Source code of charts
◇ ◇ ◇

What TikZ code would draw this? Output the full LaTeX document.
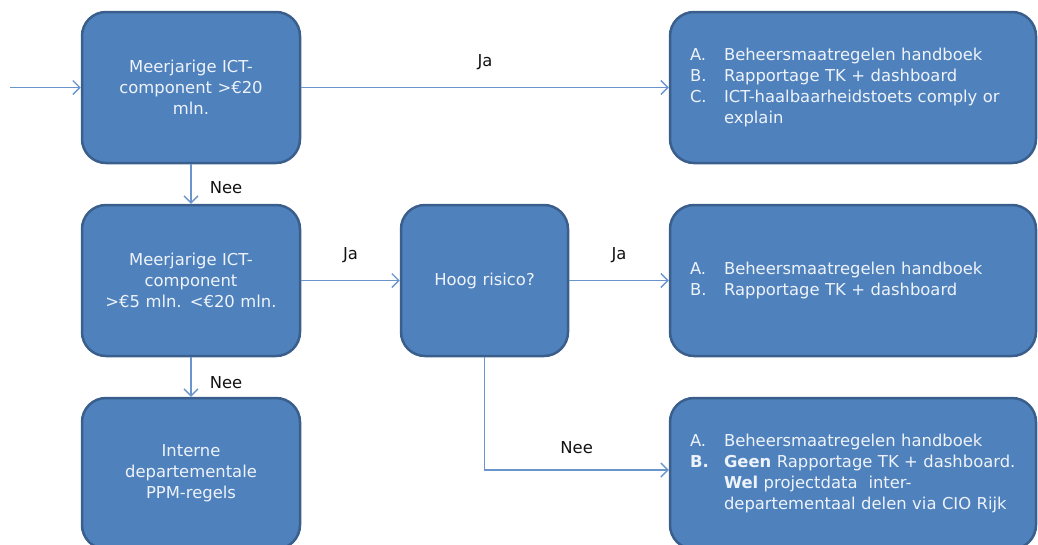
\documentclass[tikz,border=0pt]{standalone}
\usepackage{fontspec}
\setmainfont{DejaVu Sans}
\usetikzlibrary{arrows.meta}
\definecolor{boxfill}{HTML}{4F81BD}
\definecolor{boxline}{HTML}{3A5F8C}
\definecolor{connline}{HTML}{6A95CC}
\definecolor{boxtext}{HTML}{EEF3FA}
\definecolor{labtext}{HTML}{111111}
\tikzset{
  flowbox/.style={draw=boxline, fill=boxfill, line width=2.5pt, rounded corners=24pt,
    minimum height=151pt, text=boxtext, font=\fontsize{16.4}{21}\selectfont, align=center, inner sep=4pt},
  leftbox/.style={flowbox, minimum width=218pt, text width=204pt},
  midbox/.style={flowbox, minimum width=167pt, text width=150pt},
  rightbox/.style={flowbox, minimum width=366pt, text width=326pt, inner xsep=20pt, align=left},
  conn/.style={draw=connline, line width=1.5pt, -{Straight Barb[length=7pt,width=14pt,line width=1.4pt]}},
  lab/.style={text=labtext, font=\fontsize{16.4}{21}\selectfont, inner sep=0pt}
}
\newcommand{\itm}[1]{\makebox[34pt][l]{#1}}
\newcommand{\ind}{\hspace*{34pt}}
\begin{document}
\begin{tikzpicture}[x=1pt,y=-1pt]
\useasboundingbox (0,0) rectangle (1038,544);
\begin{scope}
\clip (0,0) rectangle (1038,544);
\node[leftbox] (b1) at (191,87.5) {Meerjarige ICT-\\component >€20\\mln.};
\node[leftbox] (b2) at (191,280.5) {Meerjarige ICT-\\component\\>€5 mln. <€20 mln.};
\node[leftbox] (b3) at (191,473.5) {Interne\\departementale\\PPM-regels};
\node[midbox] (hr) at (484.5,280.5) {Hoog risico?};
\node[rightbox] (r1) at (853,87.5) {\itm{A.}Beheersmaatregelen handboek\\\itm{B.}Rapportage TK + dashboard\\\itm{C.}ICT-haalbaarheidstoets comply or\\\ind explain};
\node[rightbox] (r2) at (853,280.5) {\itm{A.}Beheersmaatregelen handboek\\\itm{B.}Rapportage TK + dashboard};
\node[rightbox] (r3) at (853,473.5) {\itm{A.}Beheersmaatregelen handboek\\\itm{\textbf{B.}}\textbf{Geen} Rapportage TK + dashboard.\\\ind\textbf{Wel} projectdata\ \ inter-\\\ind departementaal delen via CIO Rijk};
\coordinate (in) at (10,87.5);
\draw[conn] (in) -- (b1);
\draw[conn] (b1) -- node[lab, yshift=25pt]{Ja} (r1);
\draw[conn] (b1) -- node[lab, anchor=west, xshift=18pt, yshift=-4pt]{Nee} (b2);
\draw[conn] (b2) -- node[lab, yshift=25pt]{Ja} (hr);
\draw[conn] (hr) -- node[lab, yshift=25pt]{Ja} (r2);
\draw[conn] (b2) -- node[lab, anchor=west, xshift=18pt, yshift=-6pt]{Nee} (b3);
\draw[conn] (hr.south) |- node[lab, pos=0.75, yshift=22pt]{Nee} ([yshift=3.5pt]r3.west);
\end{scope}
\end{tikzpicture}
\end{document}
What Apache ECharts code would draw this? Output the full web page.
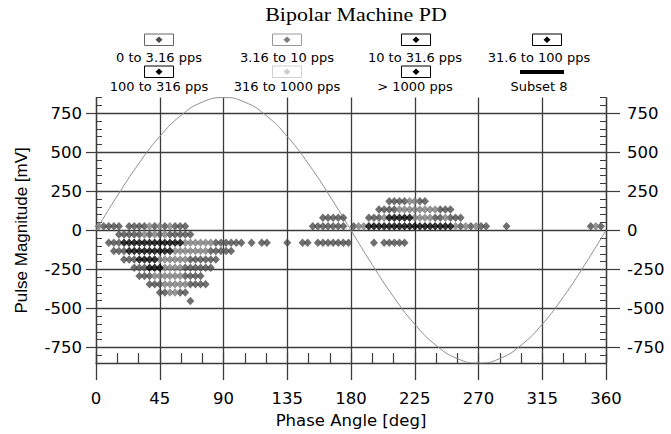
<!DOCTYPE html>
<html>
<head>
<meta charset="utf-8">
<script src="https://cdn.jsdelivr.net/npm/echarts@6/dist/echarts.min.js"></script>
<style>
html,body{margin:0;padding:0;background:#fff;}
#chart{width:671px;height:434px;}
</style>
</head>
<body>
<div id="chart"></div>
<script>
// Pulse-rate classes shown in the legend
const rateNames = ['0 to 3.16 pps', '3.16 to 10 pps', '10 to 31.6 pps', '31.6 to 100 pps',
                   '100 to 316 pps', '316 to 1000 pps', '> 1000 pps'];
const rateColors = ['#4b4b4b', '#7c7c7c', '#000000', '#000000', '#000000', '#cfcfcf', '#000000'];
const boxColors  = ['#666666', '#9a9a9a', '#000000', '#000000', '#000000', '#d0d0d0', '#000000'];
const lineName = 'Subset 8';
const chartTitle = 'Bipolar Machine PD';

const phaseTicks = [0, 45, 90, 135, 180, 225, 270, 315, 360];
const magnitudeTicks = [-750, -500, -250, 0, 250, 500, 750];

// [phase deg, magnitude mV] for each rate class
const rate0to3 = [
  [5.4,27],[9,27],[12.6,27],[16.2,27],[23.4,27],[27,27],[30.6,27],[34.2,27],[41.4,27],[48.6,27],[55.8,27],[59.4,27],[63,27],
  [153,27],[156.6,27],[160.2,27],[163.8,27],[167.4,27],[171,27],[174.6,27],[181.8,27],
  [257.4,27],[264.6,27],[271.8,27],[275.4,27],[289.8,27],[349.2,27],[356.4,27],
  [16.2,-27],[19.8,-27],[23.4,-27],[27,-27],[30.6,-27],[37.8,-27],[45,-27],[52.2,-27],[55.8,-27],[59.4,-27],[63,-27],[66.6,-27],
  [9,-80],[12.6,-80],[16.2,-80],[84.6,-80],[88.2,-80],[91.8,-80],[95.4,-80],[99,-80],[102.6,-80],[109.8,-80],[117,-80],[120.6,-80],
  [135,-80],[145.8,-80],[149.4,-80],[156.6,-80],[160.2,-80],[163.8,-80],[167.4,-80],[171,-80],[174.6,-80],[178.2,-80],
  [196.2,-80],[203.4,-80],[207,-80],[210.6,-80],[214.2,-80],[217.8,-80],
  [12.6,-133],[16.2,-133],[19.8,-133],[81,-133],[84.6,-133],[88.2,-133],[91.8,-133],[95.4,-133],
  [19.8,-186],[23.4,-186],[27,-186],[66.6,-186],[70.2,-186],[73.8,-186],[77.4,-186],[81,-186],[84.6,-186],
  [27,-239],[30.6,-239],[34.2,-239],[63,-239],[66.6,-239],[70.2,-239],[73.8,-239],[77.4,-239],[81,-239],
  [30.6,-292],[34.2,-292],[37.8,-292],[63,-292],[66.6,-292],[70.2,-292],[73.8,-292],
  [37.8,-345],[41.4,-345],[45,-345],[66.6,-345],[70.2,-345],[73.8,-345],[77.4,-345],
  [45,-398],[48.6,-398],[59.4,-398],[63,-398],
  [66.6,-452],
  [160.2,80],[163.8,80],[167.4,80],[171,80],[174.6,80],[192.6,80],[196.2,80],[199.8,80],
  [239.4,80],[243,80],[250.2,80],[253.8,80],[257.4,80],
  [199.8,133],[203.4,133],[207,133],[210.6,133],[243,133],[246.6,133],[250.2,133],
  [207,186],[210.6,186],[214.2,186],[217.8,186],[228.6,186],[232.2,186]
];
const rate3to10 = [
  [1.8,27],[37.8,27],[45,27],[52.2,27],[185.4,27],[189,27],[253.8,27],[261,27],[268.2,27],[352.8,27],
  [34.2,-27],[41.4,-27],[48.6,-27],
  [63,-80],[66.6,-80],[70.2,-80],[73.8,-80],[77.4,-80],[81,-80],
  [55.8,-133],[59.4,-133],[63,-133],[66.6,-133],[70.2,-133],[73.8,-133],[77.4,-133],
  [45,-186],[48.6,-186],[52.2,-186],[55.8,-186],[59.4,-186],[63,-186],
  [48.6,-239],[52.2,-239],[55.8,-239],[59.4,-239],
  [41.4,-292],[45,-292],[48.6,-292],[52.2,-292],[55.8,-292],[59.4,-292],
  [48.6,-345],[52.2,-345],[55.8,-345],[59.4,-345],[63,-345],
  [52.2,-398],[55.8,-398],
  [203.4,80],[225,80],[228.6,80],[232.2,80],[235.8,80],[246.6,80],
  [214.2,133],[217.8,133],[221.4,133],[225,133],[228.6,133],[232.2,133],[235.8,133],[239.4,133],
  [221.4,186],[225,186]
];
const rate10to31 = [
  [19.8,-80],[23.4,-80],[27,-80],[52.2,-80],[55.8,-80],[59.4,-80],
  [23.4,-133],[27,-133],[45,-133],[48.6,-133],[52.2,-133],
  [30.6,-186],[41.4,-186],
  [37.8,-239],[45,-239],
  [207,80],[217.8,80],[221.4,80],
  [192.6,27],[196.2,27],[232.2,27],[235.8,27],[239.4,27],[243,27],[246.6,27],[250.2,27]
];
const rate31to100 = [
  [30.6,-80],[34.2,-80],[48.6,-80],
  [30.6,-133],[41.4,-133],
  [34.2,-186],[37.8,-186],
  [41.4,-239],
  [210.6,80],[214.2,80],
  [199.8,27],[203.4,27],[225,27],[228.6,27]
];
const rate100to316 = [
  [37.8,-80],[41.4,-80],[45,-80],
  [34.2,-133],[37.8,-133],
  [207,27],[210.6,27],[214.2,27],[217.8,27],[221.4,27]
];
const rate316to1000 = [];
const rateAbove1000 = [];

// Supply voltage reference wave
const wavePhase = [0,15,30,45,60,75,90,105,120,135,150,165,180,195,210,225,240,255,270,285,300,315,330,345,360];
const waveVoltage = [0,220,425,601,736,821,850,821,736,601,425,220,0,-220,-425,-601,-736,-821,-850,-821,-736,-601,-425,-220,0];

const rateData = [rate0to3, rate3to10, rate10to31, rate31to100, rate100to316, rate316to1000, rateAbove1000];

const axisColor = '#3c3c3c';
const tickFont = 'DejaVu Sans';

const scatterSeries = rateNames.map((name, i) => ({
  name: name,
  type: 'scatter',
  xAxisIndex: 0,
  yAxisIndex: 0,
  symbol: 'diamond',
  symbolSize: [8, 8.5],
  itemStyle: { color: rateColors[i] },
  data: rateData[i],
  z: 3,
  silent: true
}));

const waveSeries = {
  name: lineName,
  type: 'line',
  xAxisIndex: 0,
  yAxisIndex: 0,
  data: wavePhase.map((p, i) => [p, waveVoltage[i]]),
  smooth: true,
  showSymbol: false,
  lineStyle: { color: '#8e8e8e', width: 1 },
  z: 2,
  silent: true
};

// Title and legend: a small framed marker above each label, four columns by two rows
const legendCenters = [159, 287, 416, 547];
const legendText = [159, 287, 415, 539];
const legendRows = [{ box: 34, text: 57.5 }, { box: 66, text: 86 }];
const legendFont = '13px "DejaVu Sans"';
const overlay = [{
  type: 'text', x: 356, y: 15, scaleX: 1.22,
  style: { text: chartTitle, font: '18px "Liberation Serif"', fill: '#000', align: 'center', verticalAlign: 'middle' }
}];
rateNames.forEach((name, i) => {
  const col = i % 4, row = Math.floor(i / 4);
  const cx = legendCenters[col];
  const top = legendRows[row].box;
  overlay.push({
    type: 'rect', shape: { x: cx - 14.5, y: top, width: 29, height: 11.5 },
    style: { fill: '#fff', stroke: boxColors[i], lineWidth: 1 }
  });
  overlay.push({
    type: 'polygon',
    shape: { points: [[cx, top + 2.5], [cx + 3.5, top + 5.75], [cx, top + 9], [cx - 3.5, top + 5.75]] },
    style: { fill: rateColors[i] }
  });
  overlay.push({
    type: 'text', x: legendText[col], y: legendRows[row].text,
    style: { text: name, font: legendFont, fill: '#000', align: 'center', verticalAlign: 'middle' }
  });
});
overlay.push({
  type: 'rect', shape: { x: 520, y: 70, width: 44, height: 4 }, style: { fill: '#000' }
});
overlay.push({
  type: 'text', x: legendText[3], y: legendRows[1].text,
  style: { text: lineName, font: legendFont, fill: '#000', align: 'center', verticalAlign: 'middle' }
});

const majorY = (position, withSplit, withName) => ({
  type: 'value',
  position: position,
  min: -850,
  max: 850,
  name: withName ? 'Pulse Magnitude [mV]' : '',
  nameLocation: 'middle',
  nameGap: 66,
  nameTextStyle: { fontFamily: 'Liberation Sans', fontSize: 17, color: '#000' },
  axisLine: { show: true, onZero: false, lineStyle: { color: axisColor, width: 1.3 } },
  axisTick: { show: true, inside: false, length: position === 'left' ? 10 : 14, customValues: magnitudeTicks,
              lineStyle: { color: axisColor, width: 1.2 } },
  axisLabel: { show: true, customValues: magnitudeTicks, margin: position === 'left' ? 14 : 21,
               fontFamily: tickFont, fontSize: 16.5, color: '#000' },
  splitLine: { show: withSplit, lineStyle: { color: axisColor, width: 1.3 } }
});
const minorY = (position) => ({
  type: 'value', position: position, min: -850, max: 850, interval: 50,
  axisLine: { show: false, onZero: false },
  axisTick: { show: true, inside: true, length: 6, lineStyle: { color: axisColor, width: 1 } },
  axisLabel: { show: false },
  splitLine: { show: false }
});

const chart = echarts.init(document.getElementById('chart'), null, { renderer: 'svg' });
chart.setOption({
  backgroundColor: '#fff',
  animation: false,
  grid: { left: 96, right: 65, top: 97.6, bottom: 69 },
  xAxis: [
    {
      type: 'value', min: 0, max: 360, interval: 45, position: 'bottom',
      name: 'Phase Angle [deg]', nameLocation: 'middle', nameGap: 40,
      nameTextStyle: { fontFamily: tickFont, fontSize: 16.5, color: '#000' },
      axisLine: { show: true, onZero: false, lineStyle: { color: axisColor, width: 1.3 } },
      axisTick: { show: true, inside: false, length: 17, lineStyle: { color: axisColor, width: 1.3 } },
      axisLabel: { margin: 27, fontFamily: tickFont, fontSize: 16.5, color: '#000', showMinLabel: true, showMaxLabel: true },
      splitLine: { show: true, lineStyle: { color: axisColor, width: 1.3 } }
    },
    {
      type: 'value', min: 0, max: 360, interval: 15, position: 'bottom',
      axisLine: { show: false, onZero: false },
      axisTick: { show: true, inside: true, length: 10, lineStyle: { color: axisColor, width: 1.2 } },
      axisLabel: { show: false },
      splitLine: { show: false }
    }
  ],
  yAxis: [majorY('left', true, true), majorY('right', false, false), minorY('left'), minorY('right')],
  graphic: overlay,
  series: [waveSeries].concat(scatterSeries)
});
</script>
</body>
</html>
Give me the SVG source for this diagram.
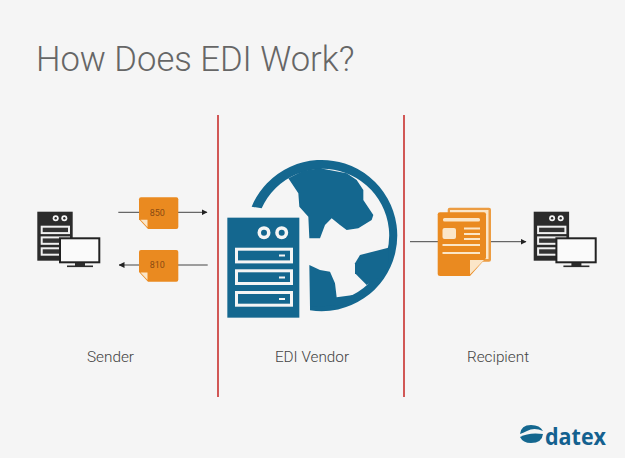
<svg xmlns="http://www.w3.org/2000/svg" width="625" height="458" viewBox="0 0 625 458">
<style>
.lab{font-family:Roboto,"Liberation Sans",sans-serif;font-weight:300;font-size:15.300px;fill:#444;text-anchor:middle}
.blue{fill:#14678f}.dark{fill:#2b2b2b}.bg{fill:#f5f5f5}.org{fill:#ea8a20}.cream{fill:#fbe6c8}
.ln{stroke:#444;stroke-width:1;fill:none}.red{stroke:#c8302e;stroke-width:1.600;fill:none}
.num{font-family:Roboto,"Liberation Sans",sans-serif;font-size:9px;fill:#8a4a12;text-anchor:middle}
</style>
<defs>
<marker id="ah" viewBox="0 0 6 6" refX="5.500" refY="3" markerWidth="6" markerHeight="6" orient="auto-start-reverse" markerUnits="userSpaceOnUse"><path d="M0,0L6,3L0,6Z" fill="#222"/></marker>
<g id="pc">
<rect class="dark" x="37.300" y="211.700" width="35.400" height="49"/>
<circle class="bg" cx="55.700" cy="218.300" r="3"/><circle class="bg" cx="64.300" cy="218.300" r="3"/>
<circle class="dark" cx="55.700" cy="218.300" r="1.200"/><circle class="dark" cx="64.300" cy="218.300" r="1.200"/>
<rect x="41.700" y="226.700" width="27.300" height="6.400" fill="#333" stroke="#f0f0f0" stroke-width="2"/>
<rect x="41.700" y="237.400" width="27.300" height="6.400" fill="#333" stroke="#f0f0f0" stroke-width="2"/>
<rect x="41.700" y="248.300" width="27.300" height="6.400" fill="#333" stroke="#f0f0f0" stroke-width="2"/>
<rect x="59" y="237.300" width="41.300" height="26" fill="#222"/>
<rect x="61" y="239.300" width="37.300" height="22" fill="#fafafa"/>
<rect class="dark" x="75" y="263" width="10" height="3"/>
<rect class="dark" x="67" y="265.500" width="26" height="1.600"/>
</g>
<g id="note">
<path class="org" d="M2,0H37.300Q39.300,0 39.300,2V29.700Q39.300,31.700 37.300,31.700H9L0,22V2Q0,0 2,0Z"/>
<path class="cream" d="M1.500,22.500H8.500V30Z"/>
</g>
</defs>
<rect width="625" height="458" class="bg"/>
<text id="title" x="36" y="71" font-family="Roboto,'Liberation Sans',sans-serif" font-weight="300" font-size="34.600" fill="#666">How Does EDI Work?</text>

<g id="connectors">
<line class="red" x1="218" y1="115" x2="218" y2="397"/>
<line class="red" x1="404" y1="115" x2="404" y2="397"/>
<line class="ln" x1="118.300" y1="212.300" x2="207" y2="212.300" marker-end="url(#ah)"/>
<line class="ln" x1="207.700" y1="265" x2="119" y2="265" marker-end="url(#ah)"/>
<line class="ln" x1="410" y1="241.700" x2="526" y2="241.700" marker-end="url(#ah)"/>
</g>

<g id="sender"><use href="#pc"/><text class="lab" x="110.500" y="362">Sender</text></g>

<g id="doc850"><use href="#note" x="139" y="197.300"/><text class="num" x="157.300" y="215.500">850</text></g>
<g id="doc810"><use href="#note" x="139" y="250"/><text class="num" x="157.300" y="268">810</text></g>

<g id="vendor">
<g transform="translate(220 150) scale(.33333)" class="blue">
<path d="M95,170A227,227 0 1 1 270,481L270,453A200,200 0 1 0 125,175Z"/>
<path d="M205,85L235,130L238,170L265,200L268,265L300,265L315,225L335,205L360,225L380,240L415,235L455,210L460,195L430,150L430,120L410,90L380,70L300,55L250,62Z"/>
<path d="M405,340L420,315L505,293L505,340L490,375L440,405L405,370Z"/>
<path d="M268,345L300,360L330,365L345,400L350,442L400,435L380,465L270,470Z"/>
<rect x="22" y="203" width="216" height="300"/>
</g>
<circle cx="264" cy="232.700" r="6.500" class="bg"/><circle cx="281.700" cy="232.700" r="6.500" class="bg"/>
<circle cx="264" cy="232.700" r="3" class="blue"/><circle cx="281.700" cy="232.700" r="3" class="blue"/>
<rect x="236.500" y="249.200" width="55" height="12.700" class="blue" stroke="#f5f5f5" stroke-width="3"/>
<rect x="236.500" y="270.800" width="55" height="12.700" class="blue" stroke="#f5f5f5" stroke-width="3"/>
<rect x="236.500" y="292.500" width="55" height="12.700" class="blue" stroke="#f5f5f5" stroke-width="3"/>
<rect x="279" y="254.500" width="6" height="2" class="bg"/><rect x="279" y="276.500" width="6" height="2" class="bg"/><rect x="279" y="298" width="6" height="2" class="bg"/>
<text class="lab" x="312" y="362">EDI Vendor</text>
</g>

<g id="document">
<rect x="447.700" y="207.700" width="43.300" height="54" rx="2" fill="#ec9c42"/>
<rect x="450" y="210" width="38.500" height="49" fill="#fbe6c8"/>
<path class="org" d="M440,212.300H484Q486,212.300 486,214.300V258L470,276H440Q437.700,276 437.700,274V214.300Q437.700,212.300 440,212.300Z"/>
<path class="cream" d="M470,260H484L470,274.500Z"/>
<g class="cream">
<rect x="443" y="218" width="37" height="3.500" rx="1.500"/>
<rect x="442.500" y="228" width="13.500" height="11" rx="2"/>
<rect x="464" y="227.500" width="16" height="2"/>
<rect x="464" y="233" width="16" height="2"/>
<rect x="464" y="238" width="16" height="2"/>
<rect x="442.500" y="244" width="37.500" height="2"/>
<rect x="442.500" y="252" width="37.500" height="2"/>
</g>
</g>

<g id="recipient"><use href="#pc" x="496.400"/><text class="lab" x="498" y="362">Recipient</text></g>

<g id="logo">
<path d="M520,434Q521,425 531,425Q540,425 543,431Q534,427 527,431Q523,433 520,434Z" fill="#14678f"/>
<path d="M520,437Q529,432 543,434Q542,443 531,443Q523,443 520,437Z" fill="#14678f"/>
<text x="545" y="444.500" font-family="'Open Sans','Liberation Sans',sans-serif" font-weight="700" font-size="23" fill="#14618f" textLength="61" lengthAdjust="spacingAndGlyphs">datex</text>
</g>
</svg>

◇ ◇ ◇

AIM OF THE TASK: Reproduce every line of the listing above in which the string "full" appears.

RESULT FOR THIS EXERCISE:
What TikZ code would draw this? Output the full LaTeX document.
What Apache ECharts code would draw this? Output the full web page.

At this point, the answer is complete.